Krisztina KÁDÁR

Krisztina KÁDÁR, Le Québec et le romantisme > 51


La littérature française a passé depuis quelques siècles par une série d’étapes bien caractérisées, qui sont connues : l’âge baroque, le classicisme, l’âge des Lumières, le romantisme, le réalisme et ainsi de suite. L’histoire de la littérature française est jalonnée de phénomènes d’écoles littéraires, de doctrines, de manifestes qui ont eu une influence décisive sur leur orientation. La pratique littéraire en France a constamment sécrété sa propre théorie et, par là, elle n’a jamais rompu les ponts avec les manifestations idéologiques plus conceptuelles que constituent la philosophie et, plus généralement, la pensée française. Même à travers les ruptures et les recommencements, il y a malgré tout le respect de la continuité et un souci de constituer des échanges, des dialogues. Au Québec, rien de comparable. Bien entendu, il y a eu des écoles littéraires, mais elles n’ont comme principe de cohésion qu’un lieu et qu’une époque. Il est donc impossible de construire la représentation de la littérature québécoise à partir d’un corpus de doctrines littéraires autochtones. La littérature du Québec ne peut donc pas s’expliquer en termes de romantisme, de symbolisme ou de réalisme, mais « en termes de combat contre l’informe et d’appropriation graduelle, lente et pénible mais continue d’un langage et d’une existence.

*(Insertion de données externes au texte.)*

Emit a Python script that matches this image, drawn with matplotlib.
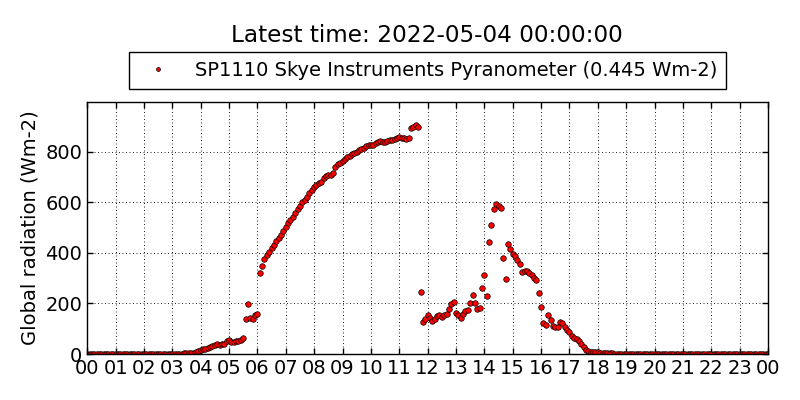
import numpy as np
import matplotlib
matplotlib.use("Agg")
import matplotlib.pyplot as plt

# 5-minute readings, Wm-2, one row per hour
night_am = [0] * 36  # 00:00 - 02:55
h03 = [0, 0, 0, 1, 1, 2, 2, 3, 4, 5, 8, 12]
h04 = [16, 18, 20, 22, 26, 30, 34, 38, 37, 40, 41, 50]
h05 = [57, 46, 46, 51, 53, 54, 65, 140, 197, 144, 139, 156]
h06 = [160, 322, 350, 377, 392, 405, 420, 432, 449, 459, 471, 487]
h07 = [503, 517, 531, 544, 558, 573, 586, 603, 610, 623, 637, 650]
h08 = [663, 669, 678, 681, 698, 705, 709, 710, 718, 742, 751, 758]
h09 = [766, 773, 781, 785, 792, 797, 801, 808, 812, 817, 822, 826]
h10 = [826, 829, 834, 838, 842, 840, 841, 845, 847, 848, 850, 854]
h11 = [858, 854, 855, 852, 856, 894, 900, 907, 900, 247, 128, 139]
h12 = [154, 141, 132, 139, 150, 154, 146, 154, 160, 178, 198, 207]
h13 = [164, 153, 144, 158, 171, 175, 203, 235, 203, 178, 182, 263]
h14 = [314, 231, 445, 512, 575, 594, 587, 580, 381, 298, 437, 417]
h15 = [397, 387, 372, 356, 326, 329, 330, 320, 312, 302, 293, 243]
h16 = [187, 124, 115, 154, 135, 111, 107, 107, 128, 124, 108, 94]
h17 = [88, 73, 65, 59, 53, 38, 29, 17, 11, 9, 9, 9]
h18 = [6, 4, 3, 3, 2, 2, 2, 1, 1, 1, 0, 0]
night_pm = [0] * 61  # 19:00 - 24:00

rad = np.array(night_am + h03 + h04 + h05 + h06 + h07 + h08 + h09 + h10
               + h11 + h12 + h13 + h14 + h15 + h16 + h17 + h18 + night_pm, dtype=float)
hours = np.arange(len(rad)) * 5 / 60.0

tick_hours = np.arange(0, 25)
tick_labels = ["%02d" % (h % 24) for h in tick_hours]

plt.rcParams["font.family"] = "DejaVu Sans"
plt.rcParams["xtick.direction"] = "in"
plt.rcParams["ytick.direction"] = "in"

fig = plt.figure(figsize=(8, 4), dpi=100)
ax = fig.add_axes([0.109, 0.115, 0.851, 0.63])

ax.plot(hours, rad, "o", color="red", markeredgecolor="black", markeredgewidth=0.5,
        markersize=4, label="SP1110 Skye Instruments Pyranometer (0.445 Wm-2)")

ax.set_xlim(0, 24)
ax.set_ylim(0, rad.max() * 1.1)
ax.set_xticks(tick_hours)
ax.set_xticklabels(tick_labels, fontsize=14)
ax.set_yticks([0, 200, 400, 600, 800])
ax.tick_params(axis="y", labelsize=14)
ax.tick_params(which="both", top=True, right=True, length=4, width=1)
ax.grid(True, color="black", linestyle=(0, (1.2, 3)), linewidth=0.6)
for s in ax.spines.values():
    s.set_linewidth(1)
ax.set_ylabel("Global radiation (Wm-2)", fontsize=14)

fig.text(0.534, 0.912, "Latest time: 2022-05-04 00:00:00", ha="center", va="center", fontsize=16.7)
leg = ax.legend(loc="center", bbox_to_anchor=(0.5, 1.125), numpoints=1, markerscale=0.7,
                fontsize=14, fancybox=False, edgecolor="black", framealpha=1,
                borderpad=0.45, handletextpad=0.9)
leg.get_frame().set_linewidth(1)

fig.savefig("out.png", dpi=100)
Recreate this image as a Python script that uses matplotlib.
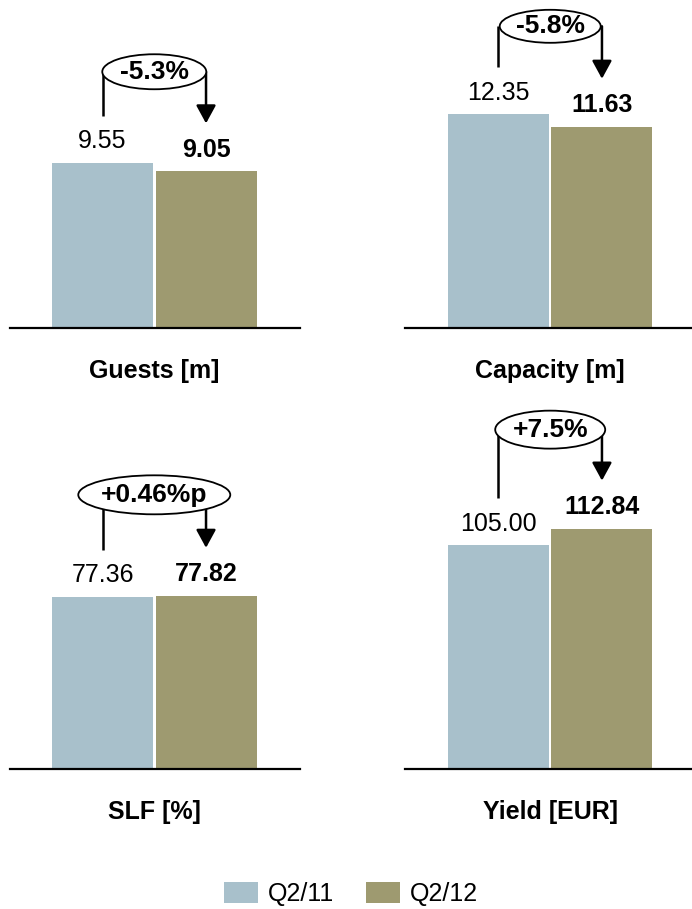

Cette citation d’un critique québécois contemporain de grande renommée me sert, d’une part, à démontrer le désir encore et toujours présent d’auto-définition par la différentiation et, d’autre part, à souligner l’attitude simplificatrice qui caractérise l’approche de la culture de référence – celle de la France.

Une telle attitude, adoptée d’ailleurs par bien d’autres critiques, semble négliger le caractère hétérogène et conflictuel de la culture de la mère-patrie. Le complexe d’infériorité qui en résulte a lourdement pesé sur la relation de la critique québécoise avec sa propre culture ; elle a pour longtemps – jusqu’à la fin des années 1980 – déterminé le statut de la littérature québécoise et donc aussi l’étude des courants et des mouvements littéraires, dont le romantisme.

L’auto-définition – individuelle et collective – par la comparaison et la différentiation caractérise en général les « collectivités neuves ». Elle est considérée comme une étape nécessaire, la dernière phase de la naissance d’une culture autonome. Prolongée, cette première étape peut aisément engendrer des distorsions dans la perception de soi et des autres. Preuve en est, outre l’extrait cité, la persistance, jusque les années 1980, de l’opinion selon laquelle la littérature québécoise du XIXe siècle n’a connu le romantisme que tardivement et n’en a produit que de pâles imitations. Cette opinion est aujourd’hui contestée. Elle repose sur le postulat que la littérature québécoise devait se développer d’après le modèle français et que tout retard ou écart signifiait une dégradation.